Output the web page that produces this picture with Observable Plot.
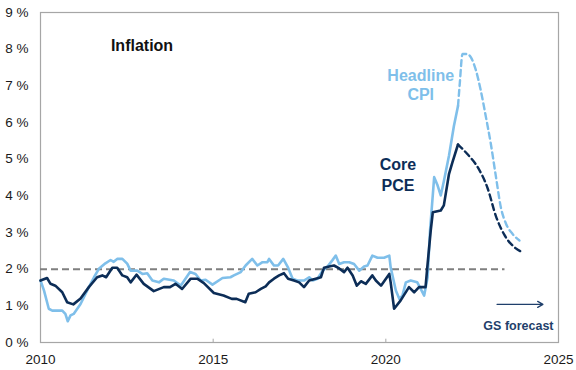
□ □ □ □ □
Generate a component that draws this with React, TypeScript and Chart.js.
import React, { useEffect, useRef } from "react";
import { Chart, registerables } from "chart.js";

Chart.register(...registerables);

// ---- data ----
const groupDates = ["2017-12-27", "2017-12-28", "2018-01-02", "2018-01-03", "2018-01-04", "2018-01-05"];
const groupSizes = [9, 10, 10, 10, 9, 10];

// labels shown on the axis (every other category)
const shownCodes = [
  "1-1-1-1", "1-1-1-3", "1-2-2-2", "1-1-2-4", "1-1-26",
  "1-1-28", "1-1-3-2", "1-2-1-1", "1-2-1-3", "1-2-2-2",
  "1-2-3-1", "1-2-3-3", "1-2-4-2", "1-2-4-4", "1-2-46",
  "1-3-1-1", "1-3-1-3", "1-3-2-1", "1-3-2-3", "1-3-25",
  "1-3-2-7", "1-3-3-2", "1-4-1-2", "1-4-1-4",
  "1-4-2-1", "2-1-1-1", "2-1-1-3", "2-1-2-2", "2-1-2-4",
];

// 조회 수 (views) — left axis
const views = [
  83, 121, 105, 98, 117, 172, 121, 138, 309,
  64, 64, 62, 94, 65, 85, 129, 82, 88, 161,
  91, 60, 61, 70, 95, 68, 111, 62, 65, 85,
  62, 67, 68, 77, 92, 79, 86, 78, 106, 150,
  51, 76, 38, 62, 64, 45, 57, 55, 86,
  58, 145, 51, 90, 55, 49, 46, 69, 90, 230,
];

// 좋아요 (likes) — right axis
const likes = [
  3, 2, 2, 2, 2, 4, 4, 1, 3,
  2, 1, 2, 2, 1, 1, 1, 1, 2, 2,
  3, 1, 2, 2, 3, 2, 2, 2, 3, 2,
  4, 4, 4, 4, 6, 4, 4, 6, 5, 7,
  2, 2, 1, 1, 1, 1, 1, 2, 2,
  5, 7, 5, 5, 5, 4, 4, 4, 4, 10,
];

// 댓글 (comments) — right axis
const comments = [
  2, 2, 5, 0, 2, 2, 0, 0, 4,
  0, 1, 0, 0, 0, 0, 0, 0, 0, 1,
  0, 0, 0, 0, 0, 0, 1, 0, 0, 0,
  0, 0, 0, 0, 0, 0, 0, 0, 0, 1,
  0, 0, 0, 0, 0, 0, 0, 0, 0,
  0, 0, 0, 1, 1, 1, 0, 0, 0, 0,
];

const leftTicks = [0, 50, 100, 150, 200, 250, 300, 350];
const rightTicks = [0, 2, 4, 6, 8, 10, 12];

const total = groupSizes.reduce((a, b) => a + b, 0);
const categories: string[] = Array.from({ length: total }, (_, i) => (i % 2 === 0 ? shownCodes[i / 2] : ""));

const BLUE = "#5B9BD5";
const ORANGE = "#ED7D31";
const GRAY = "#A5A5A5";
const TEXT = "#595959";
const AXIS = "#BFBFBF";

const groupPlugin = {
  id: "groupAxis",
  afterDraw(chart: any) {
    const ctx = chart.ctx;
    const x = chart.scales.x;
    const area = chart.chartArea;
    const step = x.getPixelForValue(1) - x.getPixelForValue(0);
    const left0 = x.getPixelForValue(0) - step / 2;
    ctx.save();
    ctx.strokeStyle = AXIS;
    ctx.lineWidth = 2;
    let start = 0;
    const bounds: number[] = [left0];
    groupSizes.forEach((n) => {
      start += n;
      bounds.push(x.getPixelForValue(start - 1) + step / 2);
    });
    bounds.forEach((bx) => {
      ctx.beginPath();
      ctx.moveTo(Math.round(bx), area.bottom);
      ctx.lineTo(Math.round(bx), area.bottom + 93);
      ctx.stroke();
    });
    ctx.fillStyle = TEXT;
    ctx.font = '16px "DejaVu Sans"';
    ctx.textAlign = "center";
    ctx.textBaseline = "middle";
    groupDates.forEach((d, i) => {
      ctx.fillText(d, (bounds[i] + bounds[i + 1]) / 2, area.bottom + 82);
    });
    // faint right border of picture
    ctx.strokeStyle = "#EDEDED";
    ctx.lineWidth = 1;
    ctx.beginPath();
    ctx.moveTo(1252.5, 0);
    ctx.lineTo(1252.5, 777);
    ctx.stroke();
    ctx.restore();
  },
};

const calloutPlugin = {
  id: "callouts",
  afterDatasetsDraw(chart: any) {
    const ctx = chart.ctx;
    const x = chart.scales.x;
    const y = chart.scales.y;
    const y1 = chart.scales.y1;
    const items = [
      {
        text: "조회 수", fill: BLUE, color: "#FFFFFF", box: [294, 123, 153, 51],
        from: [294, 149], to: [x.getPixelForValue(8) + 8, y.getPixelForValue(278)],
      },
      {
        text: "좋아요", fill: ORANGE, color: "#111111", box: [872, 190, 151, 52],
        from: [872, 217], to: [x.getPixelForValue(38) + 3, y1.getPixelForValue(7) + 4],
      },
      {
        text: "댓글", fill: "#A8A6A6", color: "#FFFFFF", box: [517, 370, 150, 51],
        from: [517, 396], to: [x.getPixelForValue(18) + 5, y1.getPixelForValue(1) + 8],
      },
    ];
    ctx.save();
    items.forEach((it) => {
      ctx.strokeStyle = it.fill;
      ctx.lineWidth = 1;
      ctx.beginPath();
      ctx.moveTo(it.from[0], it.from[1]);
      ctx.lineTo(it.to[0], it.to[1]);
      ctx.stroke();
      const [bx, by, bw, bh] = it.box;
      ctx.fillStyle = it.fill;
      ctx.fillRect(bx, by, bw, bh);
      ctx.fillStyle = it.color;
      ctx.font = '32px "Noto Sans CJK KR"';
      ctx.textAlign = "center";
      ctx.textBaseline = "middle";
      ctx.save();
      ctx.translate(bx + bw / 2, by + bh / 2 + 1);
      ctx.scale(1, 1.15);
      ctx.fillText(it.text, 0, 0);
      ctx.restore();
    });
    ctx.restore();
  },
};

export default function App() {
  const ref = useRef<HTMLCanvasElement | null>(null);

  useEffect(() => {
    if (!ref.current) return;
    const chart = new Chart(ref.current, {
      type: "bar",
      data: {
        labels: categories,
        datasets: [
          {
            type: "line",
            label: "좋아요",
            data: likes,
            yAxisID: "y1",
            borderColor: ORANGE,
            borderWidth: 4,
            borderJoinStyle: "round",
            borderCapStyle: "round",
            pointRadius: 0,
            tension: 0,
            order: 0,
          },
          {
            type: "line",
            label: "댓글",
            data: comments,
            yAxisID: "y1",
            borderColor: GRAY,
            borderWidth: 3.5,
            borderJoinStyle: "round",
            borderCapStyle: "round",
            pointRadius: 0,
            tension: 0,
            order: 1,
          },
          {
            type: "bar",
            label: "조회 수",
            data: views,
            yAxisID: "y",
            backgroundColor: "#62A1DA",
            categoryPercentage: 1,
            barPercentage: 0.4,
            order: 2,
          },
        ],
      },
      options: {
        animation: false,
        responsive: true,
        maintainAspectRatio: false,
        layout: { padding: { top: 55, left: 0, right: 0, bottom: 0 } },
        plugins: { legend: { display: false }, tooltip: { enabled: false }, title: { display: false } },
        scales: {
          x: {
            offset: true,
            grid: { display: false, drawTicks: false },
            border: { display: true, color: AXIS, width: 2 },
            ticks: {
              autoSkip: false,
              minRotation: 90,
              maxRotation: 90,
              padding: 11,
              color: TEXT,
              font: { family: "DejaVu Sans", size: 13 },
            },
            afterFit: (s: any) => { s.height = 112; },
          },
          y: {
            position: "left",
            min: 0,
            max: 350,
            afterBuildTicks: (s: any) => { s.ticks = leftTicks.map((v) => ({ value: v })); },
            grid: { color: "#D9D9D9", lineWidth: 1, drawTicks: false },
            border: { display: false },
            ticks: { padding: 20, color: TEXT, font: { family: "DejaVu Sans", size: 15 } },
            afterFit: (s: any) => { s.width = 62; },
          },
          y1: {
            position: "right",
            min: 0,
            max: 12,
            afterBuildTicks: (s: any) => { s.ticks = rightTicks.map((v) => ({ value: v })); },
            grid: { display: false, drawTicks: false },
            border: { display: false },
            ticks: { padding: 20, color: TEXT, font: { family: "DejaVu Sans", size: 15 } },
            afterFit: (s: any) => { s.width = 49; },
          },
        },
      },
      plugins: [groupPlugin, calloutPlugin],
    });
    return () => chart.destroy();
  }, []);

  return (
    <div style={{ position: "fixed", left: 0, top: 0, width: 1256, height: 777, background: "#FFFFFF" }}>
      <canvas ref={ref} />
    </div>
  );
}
□ □ □ □ □
Set problem -
Within the listing above, give again exactly every line from the line with "Generate a component" through the line with "const rightTicks = [0, 2, 4, 6, 8, 10, 12];", both included, and no other line.

Final result -
Generate a component that draws this with React, TypeScript and Chart.js.
import React, { useEffect, useRef } from "react";
import { Chart, registerables } from "chart.js";

Chart.register(...registerables);

// ---- data ----
const groupDates = ["2017-12-27", "2017-12-28", "2018-01-02", "2018-01-03", "2018-01-04", "2018-01-05"];
const groupSizes = [9, 10, 10, 10, 9, 10];

// labels shown on the axis (every other category)
const shownCodes = [
  "1-1-1-1", "1-1-1-3", "1-2-2-2", "1-1-2-4", "1-1-26",
  "1-1-28", "1-1-3-2", "1-2-1-1", "1-2-1-3", "1-2-2-2",
  "1-2-3-1", "1-2-3-3", "1-2-4-2", "1-2-4-4", "1-2-46",
  "1-3-1-1", "1-3-1-3", "1-3-2-1", "1-3-2-3", "1-3-25",
  "1-3-2-7", "1-3-3-2", "1-4-1-2", "1-4-1-4",
  "1-4-2-1", "2-1-1-1", "2-1-1-3", "2-1-2-2", "2-1-2-4",
];

// 조회 수 (views) — left axis
const views = [
  83, 121, 105, 98, 117, 172, 121, 138, 309,
  64, 64, 62, 94, 65, 85, 129, 82, 88, 161,
  91, 60, 61, 70, 95, 68, 111, 62, 65, 85,
  62, 67, 68, 77, 92, 79, 86, 78, 106, 150,
  51, 76, 38, 62, 64, 45, 57, 55, 86,
  58, 145, 51, 90, 55, 49, 46, 69, 90, 230,
];

// 좋아요 (likes) — right axis
const likes = [
  3, 2, 2, 2, 2, 4, 4, 1, 3,
  2, 1, 2, 2, 1, 1, 1, 1, 2, 2,
  3, 1, 2, 2, 3, 2, 2, 2, 3, 2,
  4, 4, 4, 4, 6, 4, 4, 6, 5, 7,
  2, 2, 1, 1, 1, 1, 1, 2, 2,
  5, 7, 5, 5, 5, 4, 4, 4, 4, 10,
];

// 댓글 (comments) — right axis
const comments = [
  2, 2, 5, 0, 2, 2, 0, 0, 4,
  0, 1, 0, 0, 0, 0, 0, 0, 0, 1,
  0, 0, 0, 0, 0, 0, 1, 0, 0, 0,
  0, 0, 0, 0, 0, 0, 0, 0, 0, 1,
  0, 0, 0, 0, 0, 0, 0, 0, 0,
  0, 0, 0, 1, 1, 1, 0, 0, 0, 0,
];

const leftTicks = [0, 50, 100, 150, 200, 250, 300, 350];
const rightTicks = [0, 2, 4, 6, 8, 10, 12];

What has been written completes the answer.